Ellie Hubble – Copywriter
Other than being viciously mauled by a seagull (but the less said about that the better), BrightonSEO did not disappoint. The talk which I got the most from this year was definitely Rebecca Brown’s session called “Why you Should Scrap your ‘Content’ Budget Line”.
One of the hardest things about working in content is actually justifying its worth and proving its efficacy. Rebecca’s first two big points were that there’s “too much theory around measurement” and “not enough tangible advice on how exactly to forecast content spend”. It’s impossible to pitch content to a client if the ROI is hazy at best.
Rebecca’s solution to this industry dilemma? To use content to service a channel. “Budget should only be allocated for content when your forecasting and strategy proves there is a need within one of these channels”. The content can then be tied directly to the performance metrics of the channel it sits in.
I’m not a religious person but I’ve never wanted to yell “preach!” so much in a crowd of strangers. Content itself isn’t the problem. Copywriters, content strategists, editors, designers – we still all have our place. Content is crucially important. This talked hammered home though that it’s not the things that we do so much as the way that we harness them.
To quote Rebecca, “content isn’t a strategy, it’s a tactic. We need to start creating content for the right reasons, within the right channels and only if there is a proven need for it as a tactic.”
Rebecca’s talk has given me a lot to think about that I’ll apply to my own content and strategy approach.
Davin Gall – Content Strategist
This was my second time at BrightonSEO and I’m always interested to hear people’s views and approaches to content marketing. The talk that I enjoyed the most was by Allyson Griffiths called ‘Why micro-influencers aren’t the solution to a case of marketing FOMO’
I think that this talk really hit the nail on the head in terms of influencer marketing and the fear of missing out (FOMO), I feel that most brands are jumping on the bandwagon of influencer marketing because their competitors are active in the space but do they have any idea how to do ‘influencer marketing’ properly?
The term influencer is pretty broad but it’s basically anyone that has a large active audience that engages with them, this can be across any number of platforms and includes bloggers, vloggers, instagrammers the list goes on. Brands want to tap into these audiences due to their huge following, unfortunately influencers are now well aware of this and are charging HUGE prices to promote brands – £75k for a Facebook post anyone?
Bring on the micro-influencer with a smaller but just as engaged audience that costs brands a fraction of the price, however there’s always been difficulty trying to attribute the actual value of this form of marketing.

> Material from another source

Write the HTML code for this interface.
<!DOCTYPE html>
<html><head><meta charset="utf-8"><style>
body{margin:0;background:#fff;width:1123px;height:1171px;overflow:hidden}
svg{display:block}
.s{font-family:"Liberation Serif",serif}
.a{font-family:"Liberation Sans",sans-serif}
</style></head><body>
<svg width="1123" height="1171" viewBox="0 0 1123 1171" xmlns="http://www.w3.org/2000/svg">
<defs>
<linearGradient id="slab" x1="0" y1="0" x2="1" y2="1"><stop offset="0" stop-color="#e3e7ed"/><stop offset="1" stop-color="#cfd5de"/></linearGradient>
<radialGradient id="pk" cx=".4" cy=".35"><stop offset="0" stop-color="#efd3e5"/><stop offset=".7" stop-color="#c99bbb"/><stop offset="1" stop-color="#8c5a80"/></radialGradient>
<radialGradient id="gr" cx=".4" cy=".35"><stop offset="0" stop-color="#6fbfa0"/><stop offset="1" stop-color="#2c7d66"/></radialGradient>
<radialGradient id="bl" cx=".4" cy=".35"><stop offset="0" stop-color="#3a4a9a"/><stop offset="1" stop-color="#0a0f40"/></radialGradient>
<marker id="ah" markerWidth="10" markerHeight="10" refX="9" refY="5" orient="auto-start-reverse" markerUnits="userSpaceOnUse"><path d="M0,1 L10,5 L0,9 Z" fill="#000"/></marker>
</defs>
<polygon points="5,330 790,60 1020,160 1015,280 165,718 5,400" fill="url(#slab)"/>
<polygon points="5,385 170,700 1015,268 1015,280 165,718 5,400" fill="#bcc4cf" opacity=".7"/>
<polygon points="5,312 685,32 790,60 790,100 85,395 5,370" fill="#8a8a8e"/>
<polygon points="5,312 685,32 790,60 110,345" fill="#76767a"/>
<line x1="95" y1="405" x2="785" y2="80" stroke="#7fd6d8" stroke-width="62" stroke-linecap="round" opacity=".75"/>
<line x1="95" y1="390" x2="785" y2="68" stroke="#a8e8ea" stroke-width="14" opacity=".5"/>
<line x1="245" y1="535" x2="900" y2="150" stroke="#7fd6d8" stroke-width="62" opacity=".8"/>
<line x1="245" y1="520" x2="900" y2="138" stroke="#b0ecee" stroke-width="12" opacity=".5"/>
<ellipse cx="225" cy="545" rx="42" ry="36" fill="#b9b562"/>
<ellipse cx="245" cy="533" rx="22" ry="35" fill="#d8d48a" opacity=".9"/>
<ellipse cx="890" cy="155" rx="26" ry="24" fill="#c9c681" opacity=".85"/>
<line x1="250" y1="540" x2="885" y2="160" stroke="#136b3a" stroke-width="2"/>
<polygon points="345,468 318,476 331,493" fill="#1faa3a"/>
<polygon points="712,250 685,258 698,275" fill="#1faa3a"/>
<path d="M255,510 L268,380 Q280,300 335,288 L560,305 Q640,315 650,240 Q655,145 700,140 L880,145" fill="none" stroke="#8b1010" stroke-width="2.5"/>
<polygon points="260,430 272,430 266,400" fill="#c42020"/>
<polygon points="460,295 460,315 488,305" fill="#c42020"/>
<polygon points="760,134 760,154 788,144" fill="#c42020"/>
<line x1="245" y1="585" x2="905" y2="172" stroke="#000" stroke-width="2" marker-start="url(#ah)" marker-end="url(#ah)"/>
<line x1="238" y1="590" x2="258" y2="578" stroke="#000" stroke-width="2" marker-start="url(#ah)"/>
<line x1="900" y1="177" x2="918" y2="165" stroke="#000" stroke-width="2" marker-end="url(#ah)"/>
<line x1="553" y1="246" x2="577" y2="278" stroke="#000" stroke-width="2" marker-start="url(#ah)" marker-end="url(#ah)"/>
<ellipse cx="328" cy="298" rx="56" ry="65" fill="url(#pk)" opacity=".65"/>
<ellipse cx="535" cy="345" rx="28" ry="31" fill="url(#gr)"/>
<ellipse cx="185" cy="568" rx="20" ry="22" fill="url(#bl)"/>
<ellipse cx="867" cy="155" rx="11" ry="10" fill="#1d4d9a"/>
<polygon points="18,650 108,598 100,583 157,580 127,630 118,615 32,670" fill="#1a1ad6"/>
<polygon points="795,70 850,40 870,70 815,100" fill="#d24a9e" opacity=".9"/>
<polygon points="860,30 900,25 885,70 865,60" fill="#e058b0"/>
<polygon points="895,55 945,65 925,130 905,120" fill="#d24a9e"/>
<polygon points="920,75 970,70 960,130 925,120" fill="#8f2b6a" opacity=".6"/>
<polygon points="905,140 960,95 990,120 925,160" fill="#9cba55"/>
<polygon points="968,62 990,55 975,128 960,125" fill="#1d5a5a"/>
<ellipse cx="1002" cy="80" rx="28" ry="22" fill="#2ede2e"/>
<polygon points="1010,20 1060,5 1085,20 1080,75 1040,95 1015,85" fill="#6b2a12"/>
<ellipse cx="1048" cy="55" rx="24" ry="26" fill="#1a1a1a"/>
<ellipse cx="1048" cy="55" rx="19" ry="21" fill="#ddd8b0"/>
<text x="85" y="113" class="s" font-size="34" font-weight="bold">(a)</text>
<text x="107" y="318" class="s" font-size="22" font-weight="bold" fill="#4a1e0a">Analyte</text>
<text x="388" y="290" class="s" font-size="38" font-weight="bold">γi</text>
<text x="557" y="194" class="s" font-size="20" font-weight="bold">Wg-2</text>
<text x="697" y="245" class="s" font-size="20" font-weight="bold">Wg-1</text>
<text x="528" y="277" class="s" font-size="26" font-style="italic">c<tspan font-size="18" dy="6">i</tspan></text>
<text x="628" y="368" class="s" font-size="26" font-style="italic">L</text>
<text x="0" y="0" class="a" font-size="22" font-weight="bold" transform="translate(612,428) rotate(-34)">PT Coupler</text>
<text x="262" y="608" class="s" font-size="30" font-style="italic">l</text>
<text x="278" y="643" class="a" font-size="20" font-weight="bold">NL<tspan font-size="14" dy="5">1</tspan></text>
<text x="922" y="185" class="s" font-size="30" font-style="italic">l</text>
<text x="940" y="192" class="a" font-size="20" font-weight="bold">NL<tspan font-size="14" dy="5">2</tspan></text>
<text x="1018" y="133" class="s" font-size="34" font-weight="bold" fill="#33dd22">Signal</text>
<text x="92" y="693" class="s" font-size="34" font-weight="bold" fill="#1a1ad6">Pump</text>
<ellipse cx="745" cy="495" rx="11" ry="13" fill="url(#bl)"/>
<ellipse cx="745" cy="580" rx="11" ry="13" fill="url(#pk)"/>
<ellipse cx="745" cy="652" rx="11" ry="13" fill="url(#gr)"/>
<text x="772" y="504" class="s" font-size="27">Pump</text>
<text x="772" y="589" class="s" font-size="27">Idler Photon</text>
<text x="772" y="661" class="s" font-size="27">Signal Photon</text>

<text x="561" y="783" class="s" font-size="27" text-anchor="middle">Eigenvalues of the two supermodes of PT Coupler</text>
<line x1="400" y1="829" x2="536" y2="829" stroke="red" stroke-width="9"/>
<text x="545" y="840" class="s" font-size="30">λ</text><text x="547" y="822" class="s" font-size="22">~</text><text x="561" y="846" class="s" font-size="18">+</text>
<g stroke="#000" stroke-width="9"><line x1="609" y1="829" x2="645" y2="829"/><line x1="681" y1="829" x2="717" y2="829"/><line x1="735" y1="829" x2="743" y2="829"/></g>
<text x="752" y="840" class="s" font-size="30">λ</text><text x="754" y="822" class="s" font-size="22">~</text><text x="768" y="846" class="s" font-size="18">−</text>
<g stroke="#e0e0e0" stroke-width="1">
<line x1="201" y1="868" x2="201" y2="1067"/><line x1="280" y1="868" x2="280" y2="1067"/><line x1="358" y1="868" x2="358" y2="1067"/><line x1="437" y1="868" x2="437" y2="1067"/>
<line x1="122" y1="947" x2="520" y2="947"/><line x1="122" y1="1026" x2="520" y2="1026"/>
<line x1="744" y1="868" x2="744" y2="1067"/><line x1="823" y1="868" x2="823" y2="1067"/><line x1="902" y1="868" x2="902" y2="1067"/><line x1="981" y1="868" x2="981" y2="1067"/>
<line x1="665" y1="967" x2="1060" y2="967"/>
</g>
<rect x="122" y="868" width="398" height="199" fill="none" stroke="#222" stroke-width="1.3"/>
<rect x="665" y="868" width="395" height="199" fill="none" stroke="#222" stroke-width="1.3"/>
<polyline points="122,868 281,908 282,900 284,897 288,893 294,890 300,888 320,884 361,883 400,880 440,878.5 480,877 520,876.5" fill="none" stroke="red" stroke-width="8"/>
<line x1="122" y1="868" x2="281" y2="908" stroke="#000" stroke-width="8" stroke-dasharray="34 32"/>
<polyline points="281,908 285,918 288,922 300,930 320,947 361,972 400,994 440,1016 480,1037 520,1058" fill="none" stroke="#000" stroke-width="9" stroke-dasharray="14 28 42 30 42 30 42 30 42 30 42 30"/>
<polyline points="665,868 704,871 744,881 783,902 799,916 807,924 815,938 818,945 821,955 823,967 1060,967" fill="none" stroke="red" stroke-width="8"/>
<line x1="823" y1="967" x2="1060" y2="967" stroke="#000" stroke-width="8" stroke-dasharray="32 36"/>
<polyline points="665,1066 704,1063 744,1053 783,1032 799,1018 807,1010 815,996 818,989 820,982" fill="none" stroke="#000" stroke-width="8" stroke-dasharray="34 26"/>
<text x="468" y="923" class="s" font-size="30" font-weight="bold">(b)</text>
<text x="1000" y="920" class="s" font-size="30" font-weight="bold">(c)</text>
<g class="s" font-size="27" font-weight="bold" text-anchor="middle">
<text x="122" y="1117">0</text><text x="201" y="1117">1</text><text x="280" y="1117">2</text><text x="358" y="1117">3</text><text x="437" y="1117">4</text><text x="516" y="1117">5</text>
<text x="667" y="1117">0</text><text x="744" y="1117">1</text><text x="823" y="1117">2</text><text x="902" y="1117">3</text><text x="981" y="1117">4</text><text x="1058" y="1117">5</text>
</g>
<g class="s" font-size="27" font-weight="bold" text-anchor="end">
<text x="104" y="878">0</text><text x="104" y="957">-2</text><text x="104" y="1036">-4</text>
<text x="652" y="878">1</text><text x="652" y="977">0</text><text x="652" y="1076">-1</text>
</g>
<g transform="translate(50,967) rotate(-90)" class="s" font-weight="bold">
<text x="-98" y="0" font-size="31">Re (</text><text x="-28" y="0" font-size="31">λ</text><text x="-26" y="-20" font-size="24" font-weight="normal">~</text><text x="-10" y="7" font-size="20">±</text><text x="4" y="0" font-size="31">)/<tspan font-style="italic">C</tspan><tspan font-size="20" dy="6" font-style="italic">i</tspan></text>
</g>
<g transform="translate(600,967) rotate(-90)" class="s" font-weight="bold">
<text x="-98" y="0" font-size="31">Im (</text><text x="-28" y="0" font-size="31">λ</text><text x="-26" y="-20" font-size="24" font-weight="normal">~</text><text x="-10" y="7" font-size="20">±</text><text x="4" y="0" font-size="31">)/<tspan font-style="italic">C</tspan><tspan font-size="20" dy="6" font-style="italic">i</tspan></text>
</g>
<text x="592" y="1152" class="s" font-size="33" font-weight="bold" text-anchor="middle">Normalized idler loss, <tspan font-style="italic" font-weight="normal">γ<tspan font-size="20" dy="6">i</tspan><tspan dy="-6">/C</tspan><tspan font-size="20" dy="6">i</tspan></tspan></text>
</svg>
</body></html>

An interesting statistic was that despite $570m being spent on influencer marketing on Instagram during 2016, 57% of brands say they did not have a way to calculate influencer marketing ROI. Allyson suggests using an approach of mission, matching, measurement and maximise to target influencers correctly and help attribute ROI effectively.
I won’t cover mission and matching as I feel the really important areas are measurement and maximise. Currently brands look at metrics such as engagement, traffic and reach but it’s hard to attribute these back to business’s bottom line. Another method is to measure tracked campaign links, brand sentiment or sales uplift but always remember to look at what your original campaign objective are. Lastly, maximise your campaign by using influencer marketing to help drive direct response channels and implementing things like bespoke landing pages, these are likely to improve conversion rates and data capture can also be included.
The presentation goes into a lot more detail but after the talk I felt as if I had gain a little nugget of content marketing knowledge, I now look forward to being able to put this into practice. If you’d like to check out the slides the link is below:
Philip Gamble – Technical SEO Manager
My favourite session came at the start of the day with APIs to Search which focused on the creation and use of dashboards and the Google Search Console API.
In his session Yiğit Konur from ZEO spoke about Connecting APIs without Coding Skills to Create Your Own Dashboards. Custom dashboards enable performance to be segmented and monitored across different areas of a site.
Yiğit introduced the KNIME data analysis platform which can be configured to connect to multiple data sources importing, filtering and processing data using a drag and drop interface
Use of Google Tag Manager triggers to manipulate the HTML DOM to enable changes to be made directly on websites without development resource was also covered. This could be particularly useful if faced with long development queues or when wanting to introduce changes at short notice or only to certain areas of a website.
Kostas Voudouris from Maxus focused on the insights which can be derived from the Google Search Console API. This offers strong potential to both save time and inform ongoing and future SEO activity.
The free Search Analytics for Sheets Chrome extension enables Google Search Console requests to be scheduled to store data in a Google Docs spreadsheet, perfect for if you want to extend a record of historic Search Analytics data beyond the current 90 day limit.
The Search Analytics report within Search Console is a tremendously valuable source of search demand and intent data. The keyword, impression, ranking and click-through data available provides opportunities to identify instances of keyword cannibalisation, locate content gaps or find opportunities for quick wins.